• **Short exercise**
Only the lines from the one with "Give me the HTML source for this page." through the one with "r.setAttribute('fill',v<0?'#ff3d51':'#539fd8');", inclusive, should be echoed exactly; pictures are left out.

====

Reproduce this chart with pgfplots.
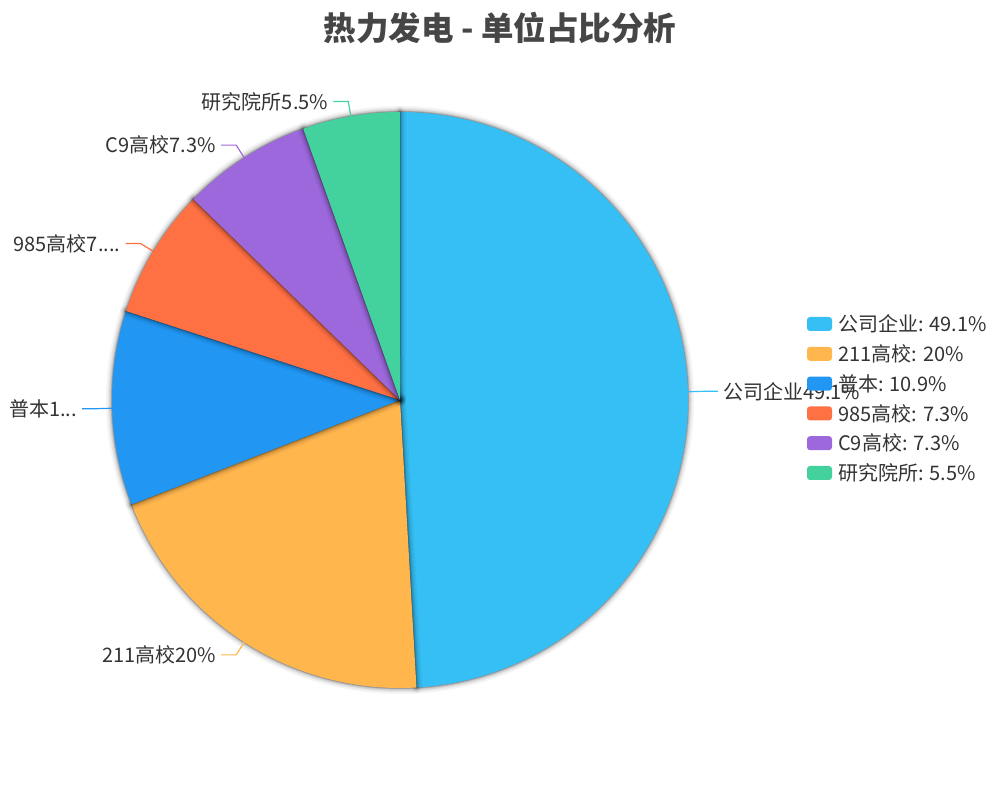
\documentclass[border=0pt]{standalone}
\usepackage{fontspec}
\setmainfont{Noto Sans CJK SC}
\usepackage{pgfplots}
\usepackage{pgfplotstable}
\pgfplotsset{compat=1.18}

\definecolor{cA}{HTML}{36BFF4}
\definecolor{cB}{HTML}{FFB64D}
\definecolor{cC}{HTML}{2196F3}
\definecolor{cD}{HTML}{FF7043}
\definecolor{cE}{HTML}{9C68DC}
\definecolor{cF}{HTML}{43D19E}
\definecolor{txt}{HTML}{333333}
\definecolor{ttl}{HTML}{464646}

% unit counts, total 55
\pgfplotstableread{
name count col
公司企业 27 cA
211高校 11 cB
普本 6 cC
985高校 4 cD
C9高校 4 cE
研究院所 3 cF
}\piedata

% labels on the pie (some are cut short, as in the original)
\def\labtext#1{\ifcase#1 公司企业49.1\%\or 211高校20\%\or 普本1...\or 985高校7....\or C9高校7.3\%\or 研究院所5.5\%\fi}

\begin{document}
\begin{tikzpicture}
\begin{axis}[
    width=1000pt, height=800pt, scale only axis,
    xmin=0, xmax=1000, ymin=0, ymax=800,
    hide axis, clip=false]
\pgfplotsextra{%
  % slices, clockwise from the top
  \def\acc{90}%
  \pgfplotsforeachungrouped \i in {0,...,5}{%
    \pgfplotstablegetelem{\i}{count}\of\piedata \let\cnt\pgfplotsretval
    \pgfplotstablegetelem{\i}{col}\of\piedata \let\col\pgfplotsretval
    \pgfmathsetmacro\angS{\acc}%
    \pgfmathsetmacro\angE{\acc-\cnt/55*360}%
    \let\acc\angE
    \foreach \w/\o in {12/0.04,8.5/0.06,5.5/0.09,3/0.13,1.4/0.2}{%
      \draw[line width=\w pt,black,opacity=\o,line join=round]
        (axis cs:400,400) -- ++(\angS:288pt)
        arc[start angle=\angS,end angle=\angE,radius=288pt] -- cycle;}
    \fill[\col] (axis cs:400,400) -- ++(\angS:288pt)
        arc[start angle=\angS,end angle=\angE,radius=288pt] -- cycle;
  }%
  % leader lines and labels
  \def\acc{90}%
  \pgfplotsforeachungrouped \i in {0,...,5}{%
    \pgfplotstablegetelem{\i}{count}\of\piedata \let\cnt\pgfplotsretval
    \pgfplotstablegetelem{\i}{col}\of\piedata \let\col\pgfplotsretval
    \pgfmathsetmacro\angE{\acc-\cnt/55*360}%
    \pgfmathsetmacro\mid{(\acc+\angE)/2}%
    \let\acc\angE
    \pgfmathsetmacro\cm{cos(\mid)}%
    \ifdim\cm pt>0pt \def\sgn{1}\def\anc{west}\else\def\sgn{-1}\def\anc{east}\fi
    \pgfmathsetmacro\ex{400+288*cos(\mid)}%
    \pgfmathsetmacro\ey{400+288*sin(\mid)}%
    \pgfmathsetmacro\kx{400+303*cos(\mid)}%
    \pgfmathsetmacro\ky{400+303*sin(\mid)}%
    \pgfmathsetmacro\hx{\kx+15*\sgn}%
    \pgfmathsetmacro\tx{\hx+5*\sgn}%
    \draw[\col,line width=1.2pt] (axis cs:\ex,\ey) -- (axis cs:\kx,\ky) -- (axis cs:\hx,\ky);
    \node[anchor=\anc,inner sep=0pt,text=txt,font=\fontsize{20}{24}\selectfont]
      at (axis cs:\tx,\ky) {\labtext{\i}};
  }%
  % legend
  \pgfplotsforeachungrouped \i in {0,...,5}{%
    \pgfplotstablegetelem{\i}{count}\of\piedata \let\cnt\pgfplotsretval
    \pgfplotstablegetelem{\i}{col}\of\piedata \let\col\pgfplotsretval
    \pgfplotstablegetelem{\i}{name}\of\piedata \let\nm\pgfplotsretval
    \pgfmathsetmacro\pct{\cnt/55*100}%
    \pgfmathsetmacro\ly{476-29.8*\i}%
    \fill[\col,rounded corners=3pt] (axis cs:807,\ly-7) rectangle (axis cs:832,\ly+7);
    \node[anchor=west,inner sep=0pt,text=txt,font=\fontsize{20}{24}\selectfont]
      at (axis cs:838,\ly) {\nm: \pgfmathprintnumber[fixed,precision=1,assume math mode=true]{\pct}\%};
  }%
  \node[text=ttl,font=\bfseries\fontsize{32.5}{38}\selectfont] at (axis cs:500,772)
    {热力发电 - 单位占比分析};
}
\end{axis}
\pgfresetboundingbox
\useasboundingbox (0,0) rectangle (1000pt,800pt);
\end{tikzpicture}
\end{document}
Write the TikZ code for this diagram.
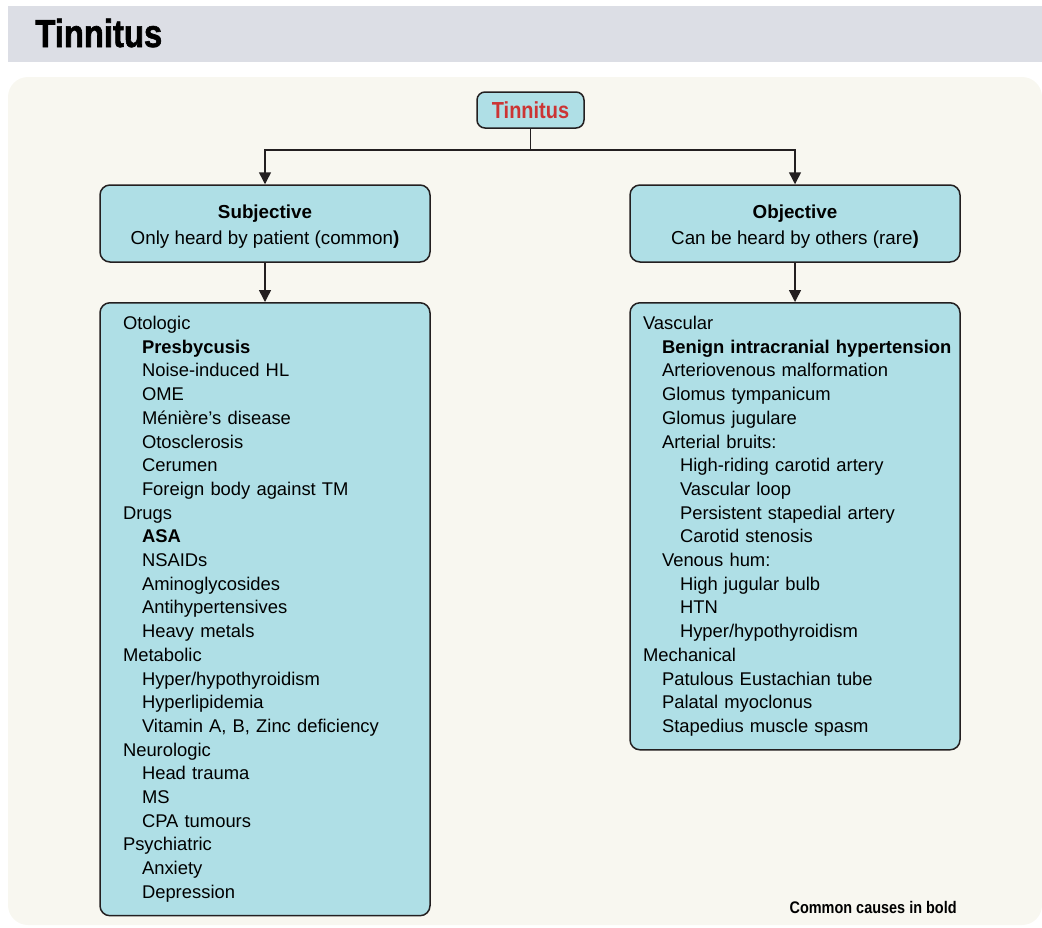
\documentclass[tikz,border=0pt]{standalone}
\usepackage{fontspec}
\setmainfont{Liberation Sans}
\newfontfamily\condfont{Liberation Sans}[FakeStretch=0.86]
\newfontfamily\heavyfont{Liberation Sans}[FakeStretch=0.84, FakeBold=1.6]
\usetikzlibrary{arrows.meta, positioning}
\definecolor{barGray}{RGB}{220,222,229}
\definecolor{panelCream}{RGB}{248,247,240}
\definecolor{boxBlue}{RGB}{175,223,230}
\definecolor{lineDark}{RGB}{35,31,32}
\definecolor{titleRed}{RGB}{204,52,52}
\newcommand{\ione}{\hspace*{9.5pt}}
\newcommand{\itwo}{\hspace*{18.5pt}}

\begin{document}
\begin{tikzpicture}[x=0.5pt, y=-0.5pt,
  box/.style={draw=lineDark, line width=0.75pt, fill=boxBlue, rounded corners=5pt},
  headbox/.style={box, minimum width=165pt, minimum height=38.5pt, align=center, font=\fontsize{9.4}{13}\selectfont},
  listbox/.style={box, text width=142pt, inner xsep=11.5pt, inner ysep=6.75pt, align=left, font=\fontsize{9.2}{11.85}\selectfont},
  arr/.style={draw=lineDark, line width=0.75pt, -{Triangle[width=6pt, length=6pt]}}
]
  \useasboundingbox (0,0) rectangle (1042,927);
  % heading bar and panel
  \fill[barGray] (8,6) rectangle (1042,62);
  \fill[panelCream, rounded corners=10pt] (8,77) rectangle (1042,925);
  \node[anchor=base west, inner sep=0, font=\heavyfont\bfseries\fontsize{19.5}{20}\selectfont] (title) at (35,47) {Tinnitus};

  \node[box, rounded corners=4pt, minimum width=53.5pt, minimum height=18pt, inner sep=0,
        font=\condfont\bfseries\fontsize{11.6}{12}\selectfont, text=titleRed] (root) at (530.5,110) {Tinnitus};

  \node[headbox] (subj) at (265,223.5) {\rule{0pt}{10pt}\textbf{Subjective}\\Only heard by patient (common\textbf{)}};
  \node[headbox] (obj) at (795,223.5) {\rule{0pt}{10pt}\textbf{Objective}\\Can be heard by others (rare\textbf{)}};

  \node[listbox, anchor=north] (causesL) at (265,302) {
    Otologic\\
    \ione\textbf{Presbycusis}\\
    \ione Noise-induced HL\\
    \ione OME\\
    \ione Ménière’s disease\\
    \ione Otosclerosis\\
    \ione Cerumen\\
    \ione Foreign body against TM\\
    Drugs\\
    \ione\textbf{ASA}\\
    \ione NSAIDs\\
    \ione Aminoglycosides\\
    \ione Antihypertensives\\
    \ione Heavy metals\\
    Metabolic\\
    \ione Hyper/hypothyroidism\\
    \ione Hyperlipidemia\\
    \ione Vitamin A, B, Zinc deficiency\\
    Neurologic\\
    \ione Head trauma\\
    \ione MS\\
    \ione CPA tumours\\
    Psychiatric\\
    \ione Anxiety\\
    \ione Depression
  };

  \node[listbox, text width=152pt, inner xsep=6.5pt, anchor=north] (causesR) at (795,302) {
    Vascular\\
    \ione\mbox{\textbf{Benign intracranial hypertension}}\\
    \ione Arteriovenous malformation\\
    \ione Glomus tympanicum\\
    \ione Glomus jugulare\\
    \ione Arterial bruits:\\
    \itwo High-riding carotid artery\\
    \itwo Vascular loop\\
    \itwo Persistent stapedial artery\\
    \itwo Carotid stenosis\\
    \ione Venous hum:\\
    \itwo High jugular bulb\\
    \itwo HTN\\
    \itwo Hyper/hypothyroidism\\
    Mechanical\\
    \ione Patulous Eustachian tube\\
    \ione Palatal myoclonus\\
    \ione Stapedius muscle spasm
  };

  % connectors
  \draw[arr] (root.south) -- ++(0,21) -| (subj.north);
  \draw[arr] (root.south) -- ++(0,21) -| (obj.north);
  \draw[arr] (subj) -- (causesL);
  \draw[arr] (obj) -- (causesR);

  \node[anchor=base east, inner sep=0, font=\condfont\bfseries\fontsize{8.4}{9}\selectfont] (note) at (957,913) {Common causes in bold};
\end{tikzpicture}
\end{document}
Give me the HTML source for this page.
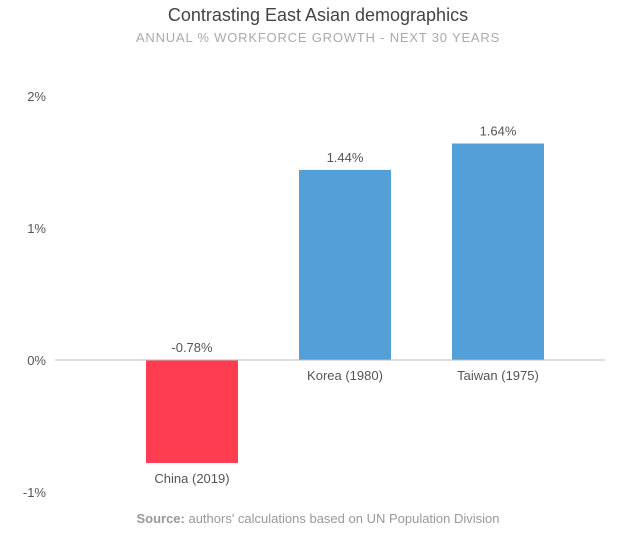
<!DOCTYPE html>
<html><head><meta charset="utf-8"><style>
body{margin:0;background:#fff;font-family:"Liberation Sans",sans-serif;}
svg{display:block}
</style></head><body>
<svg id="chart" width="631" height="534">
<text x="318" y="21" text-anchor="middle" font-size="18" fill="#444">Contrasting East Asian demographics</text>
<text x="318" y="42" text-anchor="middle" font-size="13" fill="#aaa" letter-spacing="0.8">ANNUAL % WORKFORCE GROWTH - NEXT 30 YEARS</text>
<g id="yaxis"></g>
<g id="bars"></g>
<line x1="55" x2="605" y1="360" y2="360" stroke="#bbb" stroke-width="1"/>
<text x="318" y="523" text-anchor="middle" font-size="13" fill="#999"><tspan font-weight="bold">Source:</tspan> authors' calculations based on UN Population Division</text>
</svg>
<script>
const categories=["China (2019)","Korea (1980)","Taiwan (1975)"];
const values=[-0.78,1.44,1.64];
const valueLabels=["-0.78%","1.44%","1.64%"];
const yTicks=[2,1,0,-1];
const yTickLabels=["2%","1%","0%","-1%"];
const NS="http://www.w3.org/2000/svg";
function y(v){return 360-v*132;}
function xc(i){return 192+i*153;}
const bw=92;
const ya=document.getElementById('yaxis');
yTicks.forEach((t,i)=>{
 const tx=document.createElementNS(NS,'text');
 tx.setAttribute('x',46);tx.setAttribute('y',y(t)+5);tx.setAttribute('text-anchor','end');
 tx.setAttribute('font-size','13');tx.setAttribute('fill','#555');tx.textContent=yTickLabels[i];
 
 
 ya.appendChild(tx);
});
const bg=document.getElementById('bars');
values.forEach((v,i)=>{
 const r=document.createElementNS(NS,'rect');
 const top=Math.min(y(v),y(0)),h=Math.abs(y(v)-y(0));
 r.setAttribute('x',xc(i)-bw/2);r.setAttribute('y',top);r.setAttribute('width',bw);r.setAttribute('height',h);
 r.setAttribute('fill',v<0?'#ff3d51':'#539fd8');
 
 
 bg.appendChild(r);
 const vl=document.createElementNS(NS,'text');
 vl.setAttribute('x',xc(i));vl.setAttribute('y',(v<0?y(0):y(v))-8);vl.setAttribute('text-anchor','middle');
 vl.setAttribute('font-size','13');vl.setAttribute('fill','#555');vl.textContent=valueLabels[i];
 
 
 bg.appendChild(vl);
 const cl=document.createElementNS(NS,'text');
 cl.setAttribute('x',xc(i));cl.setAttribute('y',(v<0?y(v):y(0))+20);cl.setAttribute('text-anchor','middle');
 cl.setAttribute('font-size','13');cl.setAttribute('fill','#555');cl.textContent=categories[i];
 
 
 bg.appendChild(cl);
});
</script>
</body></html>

====

• **Task solution**
Give me the HTML source for this page.
<!DOCTYPE html>
<html><head><meta charset="utf-8"><style>
body{margin:0;background:#fff;font-family:"Liberation Sans",sans-serif;}
svg{display:block}
</style></head><body>
<svg id="chart" width="631" height="534">
<text x="318" y="21" text-anchor="middle" font-size="18" fill="#444">Contrasting East Asian demographics</text>
<text x="318" y="42" text-anchor="middle" font-size="13" fill="#aaa" letter-spacing="0.8">ANNUAL % WORKFORCE GROWTH - NEXT 30 YEARS</text>
<g id="yaxis"></g>
<g id="bars"></g>
<line x1="55" x2="605" y1="360" y2="360" stroke="#bbb" stroke-width="1"/>
<text x="318" y="523" text-anchor="middle" font-size="13" fill="#999"><tspan font-weight="bold">Source:</tspan> authors' calculations based on UN Population Division</text>
</svg>
<script>
const categories=["China (2019)","Korea (1980)","Taiwan (1975)"];
const values=[-0.78,1.44,1.64];
const valueLabels=["-0.78%","1.44%","1.64%"];
const yTicks=[2,1,0,-1];
const yTickLabels=["2%","1%","0%","-1%"];
const NS="http://www.w3.org/2000/svg";
function y(v){return 360-v*132;}
function xc(i){return 192+i*153;}
const bw=92;
const ya=document.getElementById('yaxis');
yTicks.forEach((t,i)=>{
 const tx=document.createElementNS(NS,'text');
 tx.setAttribute('x',46);tx.setAttribute('y',y(t)+5);tx.setAttribute('text-anchor','end');
 tx.setAttribute('font-size','13');tx.setAttribute('fill','#555');tx.textContent=yTickLabels[i];
 
 
 ya.appendChild(tx);
});
const bg=document.getElementById('bars');
values.forEach((v,i)=>{
 const r=document.createElementNS(NS,'rect');
 const top=Math.min(y(v),y(0)),h=Math.abs(y(v)-y(0));
 r.setAttribute('x',xc(i)-bw/2);r.setAttribute('y',top);r.setAttribute('width',bw);r.setAttribute('height',h);
 r.setAttribute('fill',v<0?'#ff3d51':'#539fd8');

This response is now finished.